You might want to make that id a foreign key, but there are performance tradeoffs there, so it depends on your application. If peak performance isn’t what you’re going for, then making it a foreign key is probably a good idea. You can always enforce in the application essentially, but of course I’d prefer to enforce in the database.

This is sort of the typical more “normalized” relational model. There may be times when you want to “denormalize” or, essentially put some of those thirty columns back into the hypertable.
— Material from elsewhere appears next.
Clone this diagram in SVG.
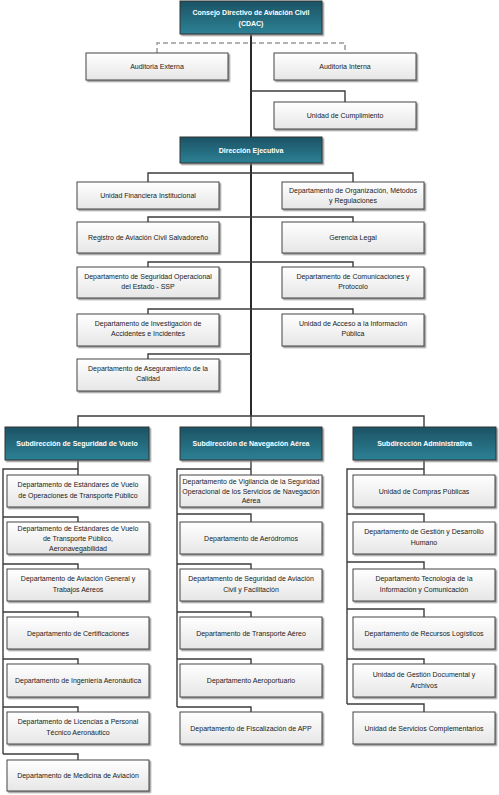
<svg xmlns="http://www.w3.org/2000/svg" width="499" height="795" viewBox="0 0 499 795">
<defs>
<linearGradient id="gT" x1="0" y1="0" x2="0" y2="1"><stop offset="0" stop-color="#1c5264"/><stop offset="1" stop-color="#2d8195"/></linearGradient>
<linearGradient id="gW" x1="0" y1="0" x2="0" y2="1"><stop offset="0" stop-color="#ffffff"/><stop offset="1" stop-color="#e6e6e6"/></linearGradient>
<filter id="sh" x="-10%" y="-10%" width="125%" height="140%"><feDropShadow dx="1.5" dy="1.5" stdDeviation="0.7" flood-color="#7a7a7a" flood-opacity="0.8"/></filter>
<style>
.t rect{fill:url(#gT);stroke:#333;stroke-width:1;filter:url(#sh)}
.t text{fill:#fff;font-weight:bold}
.w rect{fill:url(#gW);stroke:#444;stroke-width:1;filter:url(#sh)}
.w text{fill:#1a1a1a}
text{font-family:"Liberation Sans",Arial,sans-serif;font-size:7px;text-anchor:middle}
.c path{fill:none;stroke:#3c3c3c;stroke-width:1.4}
.c .tr{stroke:#2a2a2a;stroke-width:2}
.c .ds{stroke:#999;stroke-width:1.5;stroke-dasharray:5,3}
</style>
</defs>
<rect width="499" height="795" fill="#fff"/>
<g class="c" id="connectors">
<path class="ds" d="M157,53V43H345V53"/>
<path class="tr" d="M251,34V137M251,163V416"/>
<path d="M251,91H345V102"/>
<path d="M148,182V173H353V182M148,222V217H353V222M148,267V262H353V267M148,314V309H353V314M148,359V354H251"/>
<path d="M78,427V416H424V427M251,416V427"/>
<path d="M78,460V469H3V754M78,469V475M3,517H78V522M3,564H78V569M3,612H78V617M3,659H78V664M3,707H78V712M3,754H78V760"/>
<path d="M251,460V469H177V707M251,469V475M177,514H251V522M177,564H251V569M177,612H251V617M177,659H251V664M177,707H251V712"/>
<path d="M424,460V469H347V704M424,469V475M347,514H424V522M347,562H424V569M347,609H424V617M347,659H424V664M347,704H424V712"/>
</g>
<g id="cdac" class="t"><rect x="180" y="1" width="142" height="33"/><text x="251" y="15">Consejo Directivo de Aviación Civil</text><text x="251" y="26">(CDAC)</text></g>
<g id="ae" class="w"><rect x="86" y="53" width="142" height="27"/><text x="157" y="69">Auditoria Externa</text></g>
<g id="ai" class="w"><rect x="274" y="53" width="142" height="27"/><text x="345" y="69">Auditoria Interna</text></g>
<g id="uc" class="w"><rect x="274" y="102" width="142" height="27"/><text x="345" y="118">Unidad de Cumplimiento</text></g>
<g id="de" class="t"><rect x="180" y="137" width="142" height="26"/><text x="251" y="152.5">Dirección Ejecutiva</text></g>
<g id="ufi" class="w"><rect x="77" y="182" width="142" height="27"/><text x="148" y="198">Unidad Financiera Institucional</text></g>
<g id="dom" class="w"><rect x="282" y="182" width="142" height="27"/><text x="353" y="193">Departamento de Organización, Métodos</text><text x="353" y="203">y Regulaciones</text></g>
<g id="rac" class="w"><rect x="77" y="222" width="142" height="31"/><text x="148" y="240">Registro de Aviación Civil Salvadoreño</text></g>
<g id="gl" class="w"><rect x="282" y="222" width="142" height="31"/><text x="353" y="240">Gerencia Legal</text></g>
<g id="dso" class="w"><rect x="77" y="267" width="142" height="31"/><text x="148" y="279">Departamento de Seguridad Operacional</text><text x="148" y="289">del Estado - SSP</text></g>
<g id="dcp" class="w"><rect x="282" y="267" width="142" height="31"/><text x="353" y="279">Departamento de Comunicaciones y</text><text x="353" y="289">Protocolo</text></g>
<g id="dia" class="w"><rect x="77" y="314" width="142" height="32"/><text x="148" y="326">Departamento de Investigación de</text><text x="148" y="336">Accidentes e Incidentes</text></g>
<g id="uai" class="w"><rect x="282" y="314" width="142" height="32"/><text x="353" y="326">Unidad de Acceso a la Información</text><text x="353" y="336">Pública</text></g>
<g id="dac" class="w"><rect x="77" y="359" width="142" height="32"/><text x="148" y="371">Departamento de Aseguramiento de la</text><text x="148" y="381">Calidad</text></g>
<g id="ssv" class="t"><rect x="5" y="427" width="144" height="33"/><text x="77" y="446">Subdirección de Seguridad de Vuelo</text></g>
<g id="sna" class="t"><rect x="180" y="427" width="142" height="33"/><text x="251" y="446">Subdirección de Navegación Aérea</text></g>
<g id="sad" class="t"><rect x="353" y="427" width="143" height="33"/><text x="424.5" y="446">Subdirección Administrativa</text></g>
<g id="v1" class="w"><rect x="7" y="475" width="142" height="32"/><text x="78" y="487">Departamento de Estándares de Vuelo</text><text x="78" y="498">de Operaciones de Transporte Público</text></g>
<g id="v2" class="w"><rect x="7" y="522" width="142" height="32"/><text x="78" y="531">Departamento de Estándares de Vuelo</text><text x="78" y="541">de Transporte Público,</text><text x="78" y="550.5">Aeronavegabilidad</text></g>
<g id="v3" class="w"><rect x="7" y="569" width="142" height="32"/><text x="78" y="581">Departamento de Aviación General y</text><text x="78" y="592">Trabajos Aéreos</text></g>
<g id="v4" class="w"><rect x="7" y="617" width="142" height="32"/><text x="78" y="635.5">Departamento de Certificaciones</text></g>
<g id="v5" class="w"><rect x="7" y="664" width="142" height="33"/><text x="78" y="683">Departamento de Ingeniería Aeronáutica</text></g>
<g id="v6" class="w"><rect x="7" y="712" width="142" height="32"/><text x="78" y="724">Departamento de Licencias a Personal</text><text x="78" y="735">Técnico Aeronáutico</text></g>
<g id="v7" class="w"><rect x="7" y="760" width="142" height="31"/><text x="78" y="778">Departamento de Medicina de Aviación</text></g>
<g id="n1" class="w"><rect x="180" y="475" width="142" height="32"/><text x="251" y="484">Departamento de Vigilancia de la Seguridad</text><text x="251" y="493.5">Operacional de los Servicios de Navegación</text><text x="251" y="503">Aérea</text></g>
<g id="n2" class="w"><rect x="180" y="522" width="142" height="32"/><text x="251" y="540.5">Departamento de Aeródromos</text></g>
<g id="n3" class="w"><rect x="180" y="569" width="142" height="32"/><text x="251" y="581">Departamento de  Seguridad de Aviación</text><text x="251" y="592">Civil y Facilitación</text></g>
<g id="n4" class="w"><rect x="180" y="617" width="142" height="32"/><text x="251" y="635.5">Departamento de Transporte Aéreo</text></g>
<g id="n5" class="w"><rect x="180" y="664" width="142" height="33"/><text x="251" y="683">Departamento Aeroportuario</text></g>
<g id="n6" class="w"><rect x="180" y="712" width="142" height="32"/><text x="251" y="730.5">Departamento de Fiscalización de APP</text></g>
<g id="a1" class="w"><rect x="353" y="475" width="142" height="32"/><text x="424" y="493.5">Unidad de Compras Públicas</text></g>
<g id="a2" class="w"><rect x="353" y="522" width="142" height="32"/><text x="424" y="534">Departamento de Gestión y Desarrollo</text><text x="424" y="545">Humano</text></g>
<g id="a3" class="w"><rect x="353" y="569" width="142" height="32"/><text x="424" y="581">Departamento Tecnología de la</text><text x="424" y="592">Información y Comunicación</text></g>
<g id="a4" class="w"><rect x="353" y="617" width="142" height="32"/><text x="424" y="635.5">Departamento de Recursos Logísticos</text></g>
<g id="a5" class="w"><rect x="353" y="664" width="142" height="33"/><text x="424" y="677">Unidad de Gestión Documental y</text><text x="424" y="688">Archivos</text></g>
<g id="a6" class="w"><rect x="353" y="712" width="142" height="32"/><text x="424" y="730.5">Unidad de Servicios Complementarios</text></g>
</svg>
I’d say that there are a few cases when you’d want to do that:

  1. if you update the column on the relational table but you want the old value associated with the reading, so if it’s like a setting you might wnat to include it in the reading instead of in the relational table - for instance if the sensor moves, you might want the coordinates associated with the reading rather than with where the sensor is now. (You could also model as a slowly changing values table, but that’s a different story for a different day. Another way would be if there are other values that are infrequently updated but you want associated with settings, you might need to have a proxy sensor id and generate a new one when those values are updated, but again, more complex consideration for later most likely).
  2. If you often query along a dimension it might make sense to denormalize it to improve performance. So, if you often want to, say, group by owner and do some aggregations across sensors (which might or might not make sense), then you might want to put owner in the hypertable so you don’t need to do the join to to the group by and you can instead join after the group by (when you’ll have far fewer rows).
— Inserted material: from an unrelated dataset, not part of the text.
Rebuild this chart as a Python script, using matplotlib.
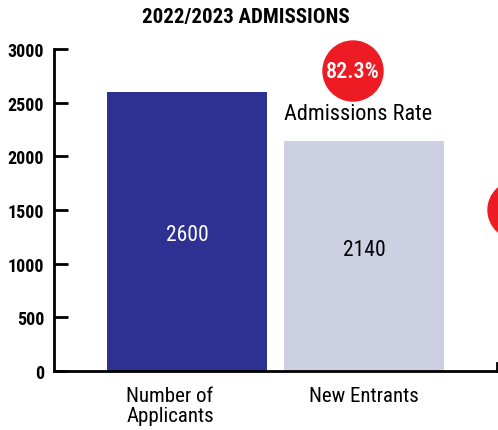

Anyway, I hope that was helpful! Let me know if that was the question you were asking or if I missed what you were asking completely!

Hi David,

Thank you very much for your response. It perfectly answered my question! I appreciate your examples wich where straight on point!

Kind regards, Christopher

I thought about using a foreign key for relating the sets, but as you said it could affect performance negatively. So what i thought would be a good compromise is to query the meta tables to get the wished sensor IDs, extract them and query the hypertables via the returned IDs of the meta query. For query performance i considered to hash index the Sensor IDs.

Some additional context: at some point i want to cramp this all together in some REST Api, which would provide a function that allows to specify attributes and timeframes to retrieve the desired sensors and values.

I’d highly recommend an index on the hypertable with this sort of structure on sensor_id, ts (in that order, the order matters!)

I don’t think you need a hash index, you can just use a normal BTree, I’m not sure the hash index is going to gain you much here, and is likely worse, but I could be missing something. Your sensors table should probably be indexed on a number of searched for fields and that I’ll let you deal with on your own as it’s more application specific, but the hypertable index on sensor_id, time is likely the most important thing you can do.

You don’t need to have a foreign key relationship in order to have an implicit one, the only difference is that the application then needs to enforce the relationship and the existence of the keys. That enforcement in the DB can add extra overhead…and the rest API sounds great. Whether it’s a function or views, or some way of joining things, there are different ways you could imagine doing that. Hopefully much of the work for that can be in SQL and some of the RESTful API builders like PostgREST might be useful for you there. Makes development of that sort of API easier IMHO.

1 Like

Ah thanks for that clarification on that indexing order. Yes i intended to index the IDs in the hypertables and i think i read something about about indexing timestamps in the timescale documentation, but wasn’t sure how to implement it in my usecase specifically, so thanks for your input in this regard, very appreciated! Also good to know is to stick to btree indexing, i am by far no sql/postgres expert so i thought for text values, indexing hashes would be appropriate, so thanks again!

Yep! And to be clear what I mean here is a multi-column index so something like: CREATE INDEX sensor_id_ts_idx ON sensor_readings(sensor_id, ts).

Also, I’ll be doing a couple lessons in the foundations course on indexing starting soon, probably lessons 3 and 4 this week and two weeks from now.

1 Like